Timely patching of information technology systems is critical to maintaining the operational availability, confidentiality and integrity of information assets. Our hosting partners provide patch management at the network, hardware and operating system level. We are responsible for patch management of our software (OrgChart Now) and any associated software components.

Audience

All developers and data center ops staffs.

Purpose

This article describes a best practices approach to managing how patches are evaluated and applied to various software components without our solution.

Patch Management Procedure

The following procedure is repeated on an ongoing basis. Phases may be revisited as new issues arise.

  1. Identification Phase - The identification phase is used to access software updates and whether they are relevant to the our environment.
  2. Evaluation Phase - Patches are evaluated by the appropriate personnel (developers or data centers ops) to ensure they work as expected
  3. Planning Phase - Determination is made if and when identified patch need to be deployed (e.g. on an emergency or standard patch timeline). Potential risks are also identified.
  4. Deployment Phase - Actual deployment of patches per the schedule defined in the Planning Phase
  5. Post-Implementation Review - Any open issues or potential improvements should be recorded

Identification Phase

Patches are identified on an ongoing basis as part of the standard development cycle.

Patches are identified through various channels that include:

  1. Security testing - Vulnerability Scans and analysis of CERT Advisories
  2. Vendor repository scanning - Analysis of software updates that may be beneficial to our systems
  3. Developer initiated - Fixes and enhancements generated by our developers

Patches provided by external vendors must be verified through one of the following processes:

  1. Are the patches from a trusted source?
  2. Has the patch been vetted through a third party advisory group

Evaluation Phase

Patches are evaluated by the appropriate personnel (developers and/or data centers ops staff) to ensure they work as expected.

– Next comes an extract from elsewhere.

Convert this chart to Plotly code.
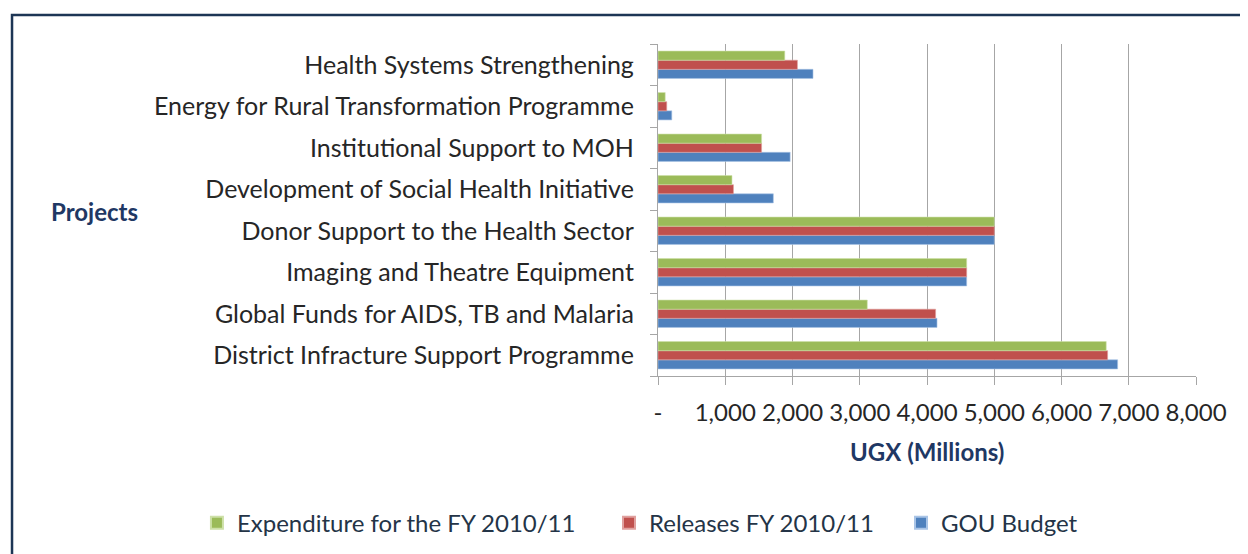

Criteria for evaluation include:

  1. Threat Mitigation – an action with the potential to cause damage.
  2. Vulnerability Mitigation – flaw, improper configuration or weakness that allows security of a host to be compromised.
  3. Value to End User – benefit to the end user.

A patch request may be denied or deferred based on the review during the evaluation phase.

Testing is a key component of the evaluation phase. The following guidelines should be followed with respect to testing patches:

  • Where applicable clone the configuration of the production environment in a staging environment that is as close to production as feasible.
  • After applying the patch to the staging environment, assess whether or not the patch resolves the intended vulnerability and does not cause failure of other functionality.
  • Re-run the vulnerability scan if applicable.

Planning Phase

Patches are deployed based on criticality:

  • Crtitical - Within 12HRS
  • High - Within 1 week
  • Medium - Depending on availability, deploy a new service pack or update roll-up that includes a fix for this vulnerability within 2-4 weeks.
  • Low - Depending on availability, deploy a new service pack or update roll-up that includes a fix for this vulnerability within 3-6 months.

Patches, when possible, are included as part of a product release cycle. This ensures that testing prior to release will include any functionality impacted by a patch.

Deployment Phase

The following guidelines should be followed with respect to deployment:

  1. Back up the production system prior to applying the patch.
  2. After applying the patch to the production environment, assess whether or not the patch resolves the intended vulnerability and does not cause failure of other functionality.
  3. Re-run the vulnerability scan if applicable.

Post-Implementation Review

After implementation is complete:

  1. Log any installation issues so they can be addressed by developers or data center staff
  2. Log any omissions, improvements or lessons learned.